Le film est conscient de ce qu’il est et ne se prend pas toujours au sérieux, balançant des répliques réellement funs, quoi qu’un peu faciles, mais bien dans la continuité de ce qui faisait le charme des films d’action des années 80. Wesley Snipes s’en sort parfaitement dans ce rôle badass et dans les années 90, il faisait partie de ces têtes sur qui on pouvait compter dans le genre avec des bobines telles que US Marshall, Money Train, Blade, Demolition Man ou encore Drop Zone. Bruce Payne (Full Eclypse, Highlander 4) est également très efficace dans ce personnage de méchant intelligent mais psychotique. Le reste du casting les épaule très bien, que ce soit Tom Sizemore (Heat, Il Faut Sauver le Soldat Ryan) ou la toute jeune Elizabeth Hurley (Endiablé, Austin Powers) même si cette dernière ne semble pas être très à l’aise dès qu’elle a un pistolet en main. Wesley Snipes se donne à fond, assurant une bonne partie des cascades lui-même. Il est en pleine forme et même assez impressionnant dans les combats mano à mano (rappelons qu’il est Ceinture Noire de karaté et très bon pratiquant de capoeira).
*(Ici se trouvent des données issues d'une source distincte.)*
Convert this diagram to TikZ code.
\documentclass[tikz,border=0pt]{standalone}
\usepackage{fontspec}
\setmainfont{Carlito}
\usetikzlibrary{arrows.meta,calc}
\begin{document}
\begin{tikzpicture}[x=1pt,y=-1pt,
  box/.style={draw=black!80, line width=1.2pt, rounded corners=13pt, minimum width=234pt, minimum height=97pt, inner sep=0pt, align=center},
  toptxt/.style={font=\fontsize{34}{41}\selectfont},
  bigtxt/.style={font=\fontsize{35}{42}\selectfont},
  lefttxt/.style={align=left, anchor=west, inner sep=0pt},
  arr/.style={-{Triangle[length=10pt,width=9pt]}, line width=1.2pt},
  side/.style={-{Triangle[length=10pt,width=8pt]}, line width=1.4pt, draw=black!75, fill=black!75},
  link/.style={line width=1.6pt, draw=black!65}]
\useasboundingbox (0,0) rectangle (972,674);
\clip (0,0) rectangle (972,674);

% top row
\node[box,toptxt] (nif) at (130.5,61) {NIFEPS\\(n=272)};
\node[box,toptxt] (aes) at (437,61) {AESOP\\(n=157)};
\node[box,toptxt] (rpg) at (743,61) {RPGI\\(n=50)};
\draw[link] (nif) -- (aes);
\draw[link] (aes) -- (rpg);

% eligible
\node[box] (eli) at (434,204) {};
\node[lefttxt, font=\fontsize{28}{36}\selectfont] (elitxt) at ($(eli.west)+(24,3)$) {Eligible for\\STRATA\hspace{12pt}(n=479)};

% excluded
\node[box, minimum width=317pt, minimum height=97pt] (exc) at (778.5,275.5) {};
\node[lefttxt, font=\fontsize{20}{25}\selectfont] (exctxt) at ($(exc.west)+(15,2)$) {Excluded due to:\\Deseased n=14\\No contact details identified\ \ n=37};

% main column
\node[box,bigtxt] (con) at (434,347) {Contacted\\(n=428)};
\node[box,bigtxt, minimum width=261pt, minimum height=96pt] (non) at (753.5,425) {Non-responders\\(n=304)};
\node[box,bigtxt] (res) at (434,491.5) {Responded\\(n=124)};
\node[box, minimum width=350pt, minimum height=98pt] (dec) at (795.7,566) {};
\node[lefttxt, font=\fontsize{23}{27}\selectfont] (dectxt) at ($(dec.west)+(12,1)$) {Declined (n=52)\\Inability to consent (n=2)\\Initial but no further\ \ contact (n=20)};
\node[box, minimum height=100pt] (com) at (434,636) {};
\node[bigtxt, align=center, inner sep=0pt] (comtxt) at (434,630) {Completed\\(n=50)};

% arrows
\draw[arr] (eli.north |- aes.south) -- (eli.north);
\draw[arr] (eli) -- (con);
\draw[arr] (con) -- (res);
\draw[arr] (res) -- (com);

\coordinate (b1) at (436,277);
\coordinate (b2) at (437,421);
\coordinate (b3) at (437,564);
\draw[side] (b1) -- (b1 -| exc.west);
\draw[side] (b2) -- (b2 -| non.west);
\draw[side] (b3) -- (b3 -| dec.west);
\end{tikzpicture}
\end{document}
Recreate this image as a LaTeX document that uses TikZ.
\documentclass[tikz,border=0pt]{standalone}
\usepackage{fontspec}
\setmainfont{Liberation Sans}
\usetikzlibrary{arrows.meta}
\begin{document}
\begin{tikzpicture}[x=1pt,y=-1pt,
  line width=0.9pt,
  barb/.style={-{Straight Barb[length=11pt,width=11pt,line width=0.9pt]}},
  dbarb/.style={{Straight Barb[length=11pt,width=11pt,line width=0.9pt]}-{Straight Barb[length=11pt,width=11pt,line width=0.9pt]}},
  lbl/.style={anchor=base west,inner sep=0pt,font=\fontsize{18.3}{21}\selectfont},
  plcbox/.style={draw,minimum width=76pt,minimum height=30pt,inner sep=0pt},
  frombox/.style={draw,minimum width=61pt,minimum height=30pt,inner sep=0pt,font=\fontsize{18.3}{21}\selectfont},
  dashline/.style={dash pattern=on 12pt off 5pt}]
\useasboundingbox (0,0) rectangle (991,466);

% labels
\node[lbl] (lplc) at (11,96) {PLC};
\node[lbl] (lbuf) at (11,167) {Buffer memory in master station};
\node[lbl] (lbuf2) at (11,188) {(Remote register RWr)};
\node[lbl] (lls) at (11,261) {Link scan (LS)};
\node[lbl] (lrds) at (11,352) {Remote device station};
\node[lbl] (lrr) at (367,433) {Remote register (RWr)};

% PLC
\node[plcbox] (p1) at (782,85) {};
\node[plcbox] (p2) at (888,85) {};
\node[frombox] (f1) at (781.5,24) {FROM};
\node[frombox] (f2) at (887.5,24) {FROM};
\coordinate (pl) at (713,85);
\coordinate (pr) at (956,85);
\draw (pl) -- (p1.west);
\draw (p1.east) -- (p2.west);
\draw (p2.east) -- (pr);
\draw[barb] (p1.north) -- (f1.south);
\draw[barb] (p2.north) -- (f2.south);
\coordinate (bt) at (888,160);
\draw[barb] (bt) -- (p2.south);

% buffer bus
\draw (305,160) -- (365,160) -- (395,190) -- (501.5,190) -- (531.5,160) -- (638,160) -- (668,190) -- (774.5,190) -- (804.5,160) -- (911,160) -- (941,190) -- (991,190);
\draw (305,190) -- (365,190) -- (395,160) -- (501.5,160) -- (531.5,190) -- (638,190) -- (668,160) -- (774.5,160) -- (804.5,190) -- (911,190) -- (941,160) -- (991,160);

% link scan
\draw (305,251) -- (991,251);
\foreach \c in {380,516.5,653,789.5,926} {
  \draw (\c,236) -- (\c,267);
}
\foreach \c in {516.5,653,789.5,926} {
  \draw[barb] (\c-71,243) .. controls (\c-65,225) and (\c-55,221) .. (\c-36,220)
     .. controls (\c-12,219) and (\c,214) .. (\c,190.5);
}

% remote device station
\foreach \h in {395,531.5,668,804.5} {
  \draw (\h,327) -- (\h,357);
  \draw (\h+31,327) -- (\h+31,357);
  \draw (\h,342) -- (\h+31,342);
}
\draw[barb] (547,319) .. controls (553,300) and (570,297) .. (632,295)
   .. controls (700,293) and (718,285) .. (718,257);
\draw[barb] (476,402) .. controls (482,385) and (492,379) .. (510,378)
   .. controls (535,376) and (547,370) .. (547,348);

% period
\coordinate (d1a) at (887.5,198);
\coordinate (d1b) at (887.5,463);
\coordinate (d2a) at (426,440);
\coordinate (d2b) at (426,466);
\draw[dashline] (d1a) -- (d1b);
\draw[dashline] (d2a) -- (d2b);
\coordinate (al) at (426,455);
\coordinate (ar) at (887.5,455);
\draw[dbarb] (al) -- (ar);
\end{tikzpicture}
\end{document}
Il est en mode badass cool qui sort des punchlines du genre « Bruce Lee, tu connais ? » après avoir filé un gros coup de panard à un sbire. La mise en scène de Kevin Hooks n’est pas exceptionnelle mais malgré tout suffisante par rapport à ce qui est proposé. Les scènes d’action restent toujours lisibles, les combats mettent plutôt bien en valeurs les capacités athlétiques de Snipes, et c’est déjà pas mal !
Avec Passager 57, il ne faut pas s’attendre à un gros blockbuster. Mais le film fonctionne plutôt bien pour ce qu’il est, à savoir une série B efficace. Dommage, il manque l’étincelle nécessaire pour l’élever au-dessus de la masse et, malgré son côté divertissant, il reste oubliable.